Granted, his frescoes completed near the end of the Middle Ages illustrated the “pre-history of salvation” whereas my columns illustrate such unweighty subjects as the scourges associated with my own middle age in the form of “nose hairs gone wild” or the etiquette one learns the hard way while required to poop in a Walmart bag when accidentally locked in a buddy’s backyard shed. Let’s just say those two-handled plastic bags can be a godsend (sorry, sea turtles).
During the first months of the pandemic, I used my alleged humor to serve as some sort of social distancing companion – just as Irving Stone did for me. In our remoteness, togetherness can come.
That my mother was dying of stage four colon cancer during this time provided me with a double whammy of seemingly inescapable reality and horror. At a time when everyone struggled to mentally process the pandemic, I wrote: “Mom first acted as if she were invincible in the face of COVID-19. ‘I survived having a portion of my colon removed, 60% of my liver removed and countless rounds of chemo and radiation. This virus is nothing. All people really need to do is eat Campbell’s chicken noodle soup if they feel bad.’ Campbell’s chicken noodle soup has always been her go-to solution for family ailments. I think she’s convinced that it also played a role in the polio vaccine. If Dad ever, God forbid, accidentally cut off his hand down in his machine shop, she would likely bypass 911 and simply heat up a can of soup for him. The empty can, itself, could then double as an artificial hand. I envisioned a great wall made of stacked Campbell’s soup cans positioned around the perimeter of their property. Their anti-COVID wall.”
Andy Warhol would be proud.
Readers appreciated my small doses of levity during our most dangerous of times. Even Dad reported tears of joy, this from a man watching his wife of more than 50 years slowly whittle away.

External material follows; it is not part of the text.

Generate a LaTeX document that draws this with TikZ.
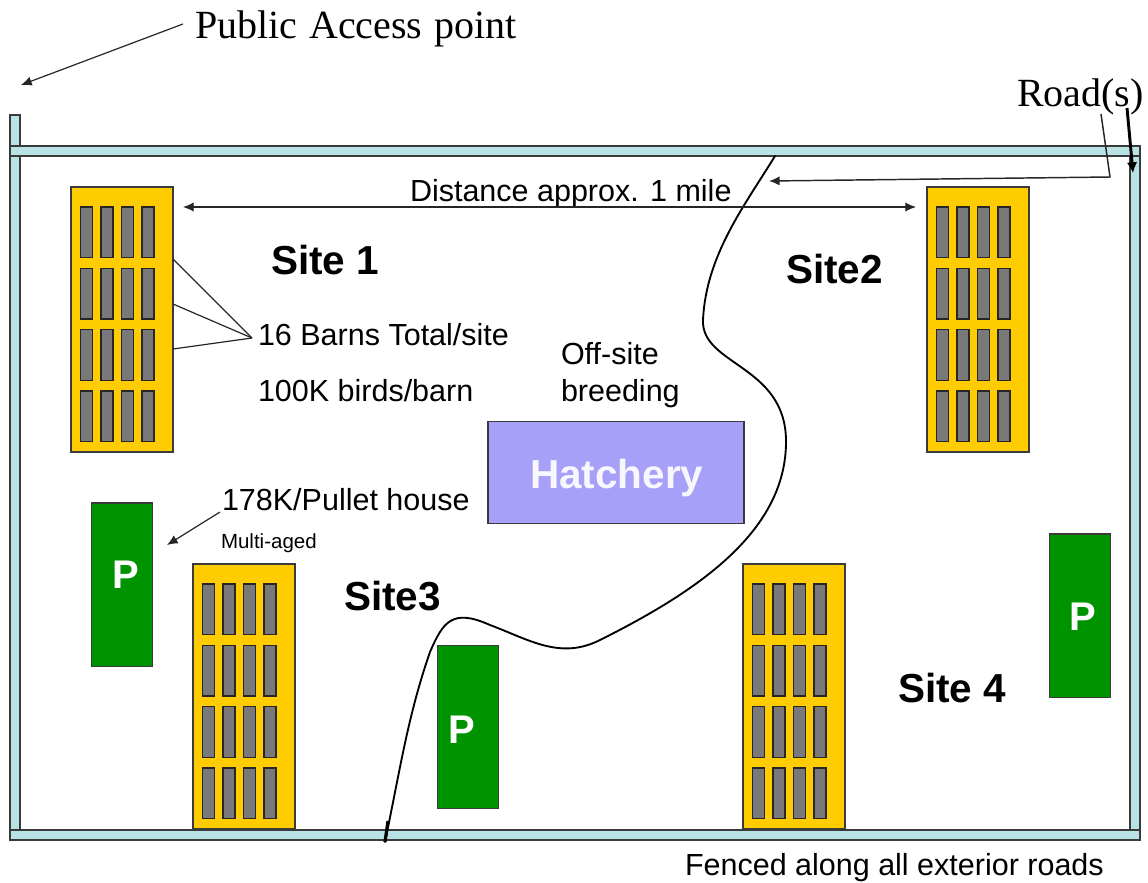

I embraced my part in helping a small, unseen, community of readers briefly forget about their worries, and, in essence, collectively whistle past the graveyard. The work applied took my mind off the terrible times, too.
Getting lost in a poem, a painting, a song, a serious story, a silly story, demonstrates how the arts and the humanities provide comfort, coherence, healing, and hope while the world burns and churns. Historically, the humanities have provided humankind a chance to escape the hard times. I find the act of escape to be a virtue, for escaping something implies that one possesses the will to both hope and strive for better days ahead.
To all poets and writers and painters and musicians and dancers and actors and comedians and photographers – and yes, fellow humor columnists – please keep adding your unique threadwork to the cultural fabric of society. The talent – and for some, the genius – with which you have been gifted can forge togetherness, create community, and foster hope for humanity.
True, the world is a grand %&$# show now, and yes, we torch bearers of the arts and humanities are likely to be no better off than the doomed players of the dance band on the Titanic, but still we must play on, especially now we must play on. Nearer, my God, to Thee.